1. Kekeliruan Seputar Definisi Jihad
Berkata penulis, “
Pengertian Jihad
Dari segi bahasa
(etimologi), secara simpel jihad berarti bersungguh-sungguh,
mencurahkan tenaga untuk mencapai satu tujuan. Dalam hal ini, seseorang
yang bersungguh-sungguh dalam mencari jejak bisa dikategorikan jihad.
Dari segi istilah, jihad berarti bersungguh-sungguh memperjuangkan hukum Allah, mendakwahkannya serta menegakkannya.
Dari segi
syar’i, jihad berarti berperang melawan kaum kafir yang memerangi Islam
dan kaum muslimin. Pengertian syar’i ini lebih terkenal dengan sebutan
“jihad fi sabilillah”. Seingatku, ketiga definisi di atas telah menjadi
ijma’ (konsensus) para ulama Salafush-Shalih, terutama dari kalangan
empat mazhab (Syafi’i, Hambali, Maliki, Hanafi). Jadi tidak ada
perselisihan pendapat, dalam hal ini pendefinisian jihad.” [1]
Tanggapan
Ada tiga catatan untuk ucapan penulis di atas;
Pertama
Ucapan penulis,
“Dalam hal ini, seseorang yang bersungguh-sungguh dalam mencari jejak
bisa dikategorikan jihad” adalah ucapan yang tidak ada manfaatnya di
sini. Sebab bila dikatakan jihad secara bahasa adalah
bersungguh-sungguh, mencurahkan tenaga untuk mencapai satu tujuan,
artinya bersungguh-sungguh dalam seluruh perkara. Maka tidak perlu
sebenarnya penulis memberi contoh dengan “mencari jejak” yang akan
mengesankan –kalau tidak memastikan- bahwa penulis terlalu mencari
pembenaran terhadap aksi peledakan yang dilakoninya. Kemudian kata
“mencari jejak” mungkin bermakna baik dan mungkin bermakna buruk sesuai
dengan ragam jejak yang dia cari.
Seharusnya
penulis tidak memberi contoh bukan pada tempatnya sehingga membuka pintu
yang terlalu luas dalam memahami arti jihad.
Jihad secara
bahasa memang punya hubungan dengan jihad secara syar’i namun yang
menjadi patokan hukum adalah pengertian secara syar’i.
Kedua
Ucapan penulis,
“Dari segi istilah, jihad berarti bersungguh-sungguh memperjuangkan
hukum Allah, mendakwahkannya serta menegakkannya. Dari segi syar’i,
jihad berarti berperang melawan kaum kafir yang memerangi Islam dan kaum
muslimin.” adalah membolak-balik antara definisi yang disebutkan oleh
para ulama dalam buku-buku mereka.
Al-Hafizh Ibnu Hajar rahimahullah mendefinisikan jihad secara istilah (terminolagi), “Mencurahkan segala kemampuan dalam memerangi orang-orang kafir.” [2]

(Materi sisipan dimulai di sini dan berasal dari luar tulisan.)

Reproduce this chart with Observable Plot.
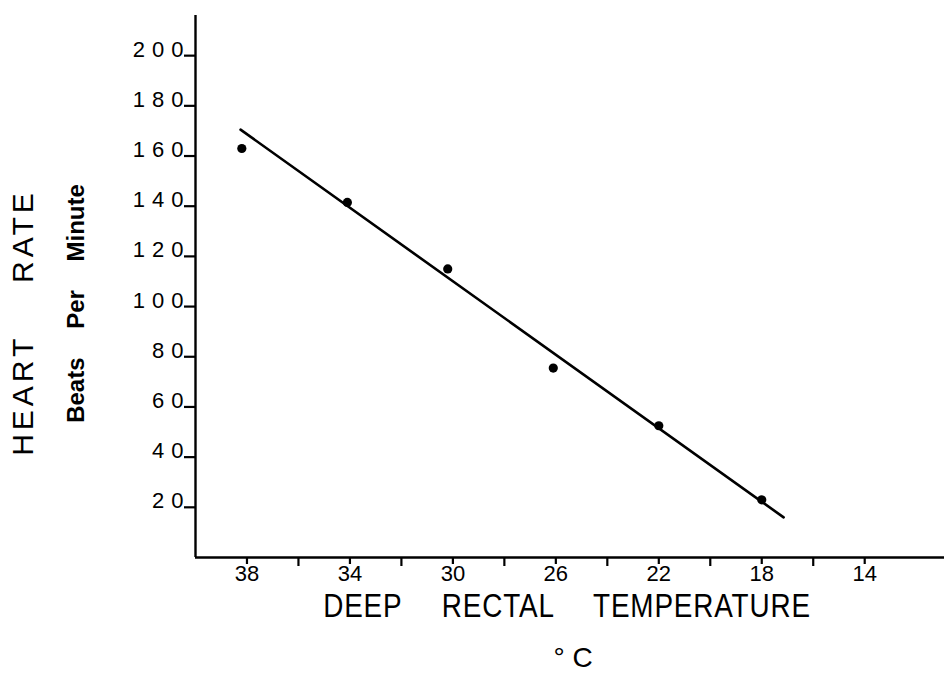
<!DOCTYPE html>
<html>
<head>
<meta charset="utf-8">
<script src="https://cdn.jsdelivr.net/npm/d3@7"></script>
<script src="https://cdn.jsdelivr.net/npm/@observablehq/plot@0.6"></script>
<style>
  html, body { margin: 0; padding: 0; background: #fff; }
  #chart { width: 944px; height: 677px; }
</style>
</head>
<body>
<div id="chart"></div>
<script>
// Data
const temps = [38.2, 34.1, 30.2, 26.1, 22.0, 18.0];
const rates = [163, 141.5, 115, 75.5, 52.5, 23];
// hand-fitted line endpoints
const fitTemps = [38.25, 17.15];
const fitRates = [170.5, 16];
// ticks
const xMajorTicks = [38, 34, 30, 26, 22, 18, 14];
const xMinorTicks = [36, 32, 28, 24, 20, 16];
const yTicks = [20, 40, 60, 80, 100, 120, 140, 160, 180, 200];
// texts
const xTitle = "DEEP RECTAL TEMPERATURE";
const xUnit = "° C";
const yTitle = "HEART RATE";
const ySubtitle = "Beats Per Minute";

const points = temps.map((t, i) => ({t, r: rates[i]}));
const fit = fitTemps.map((t, i) => ({t, r: fitRates[i]}));

const font = "'Liberation Sans', Arial, sans-serif";

const chart = Plot.plot({
  width: 944,
  height: 677,
  marginTop: 15,
  marginBottom: 120,
  marginLeft: 195,
  marginRight: 0,
  style: {fontFamily: font, fontSize: "21px", color: "black", background: "white", overflow: "visible"},
  x: {domain: [40, 10.9], label: null},
  y: {domain: [0, 216], label: null},
  marks: [
    Plot.ruleX([40], {stroke: "black", strokeWidth: 2.4}),
    Plot.ruleY([0], {stroke: "black", strokeWidth: 2.4}),
    Plot.axisX({ticks: xMajorTicks, tickSize: 7, strokeWidth: 2.2, tickFormat: () => ""}),
    Plot.axisX({ticks: xMinorTicks, tickSize: 9, strokeWidth: 2.2, tickFormat: () => ""}),
    Plot.axisY({ticks: yTicks, tickSize: 11, strokeWidth: 2.2, tickFormat: () => ""}),
    Plot.text(xMajorTicks, {x: d => d, text: d => String(d), frameAnchor: "bottom", textAnchor: "middle", lineAnchor: "top", dy: 8, fontSize: 22, ariaDescription: "xlabels"}),
    Plot.text(yTicks, {y: d => d, text: d => String(d), frameAnchor: "left", textAnchor: "end", lineAnchor: "bottom", dx: -5, dy: 1, fontSize: 22, ariaDescription: "ylabels"}),
    Plot.line(fit, {x: "t", y: "r", stroke: "black", strokeWidth: 2.6}),
    Plot.dot(points, {x: "t", y: "r", r: 4.6, fill: "black"}),
    Plot.text([xTitle], {frameAnchor: "bottom", textAnchor: "middle", dx: -3, dy: 59, fontSize: 33, ariaDescription: "xtitle"}),
    Plot.text([xUnit], {frameAnchor: "bottom", textAnchor: "middle", dx: 3, dy: 109, fontSize: 28, ariaDescription: "xunit"}),
    Plot.text([yTitle], {frameAnchor: "left", textAnchor: "middle", rotate: -90, dx: -172, dy: 36, fontSize: 30, ariaDescription: "ytitle"}),
    Plot.text([ySubtitle], {frameAnchor: "left", textAnchor: "middle", rotate: -90, dx: -119, dy: 17, fontSize: 24, fontWeight: "bold", ariaDescription: "ysub"})
  ]
});

document.getElementById("chart").appendChild(chart);

const svg = d3.select(chart);
svg.selectAll('g[aria-description="ylabels"] text').style("letter-spacing", "7px");
svg.selectAll('g[aria-description="ytitle"] text').style("letter-spacing", "4px").style("word-spacing", "40px");
svg.selectAll('g[aria-description="ysub"] text').style("word-spacing", "22px");
svg.selectAll('g[aria-description="xtitle"] text').style("letter-spacing", "1px").style("word-spacing", "37px");

// condense the x title horizontally, around its own centre
svg.selectAll('g[aria-description="xtitle"]').each(function() {
  const bb = this.getBBox();
  const cx = bb.x + bb.width / 2;
  const t = this.getAttribute("transform") || "";
  this.setAttribute("transform", `${t} translate(${cx},0) scale(0.845,1) translate(${-cx},0)`);
});
</script>
</body>
</html>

Dalam Al-Mausu’ah Al-Fiqhiyah Al-Kuwaitiyah,
disebutkan kesimpulan para ahli fiqih dari berbagai madzhab bahwa jihad
secara istilah adalah “muslim memerangi kafir yang tidak dalam
perjanjian damai setelah didakwahi dan diajak kepada Islam, guna
meninggikan kalimat Allah.”
Adapun secara syar’i jihad mempunyai cakupan umum meliputi empat perkara;
Pertama : Jihadun Nafs (Jihad dalam memperbaiki diri sendiri)
Kedua : Jihadusy Syaithon (Jihad melawan syaithon)
Ketiga : Jihadul Kuffar wal Munafiqin (Jihad melawan orang-orang kafir dan kaum munanafqin)
Keempat : Jihad Arbabuzh Zholmi wal Bida’ wal Munkarat (Jihad menghadapi orang-orang zholim, ahli bid’ah, dan pelaku kemungkaran).
Berkata
Ar-Raghib Al-Ashbahany menerangkan hakikat jihad, “(Jihad) adalah
bersungguh-sungguh dan mengerahkan seluruh kemampuan dalam melawan musuh
dengan tangan, lisan, atau apa saja yang ia mampu. Dan (jihad) tiga
perkara; berjihad melawan musuh yang nampak, syaithan dan diri sendiri.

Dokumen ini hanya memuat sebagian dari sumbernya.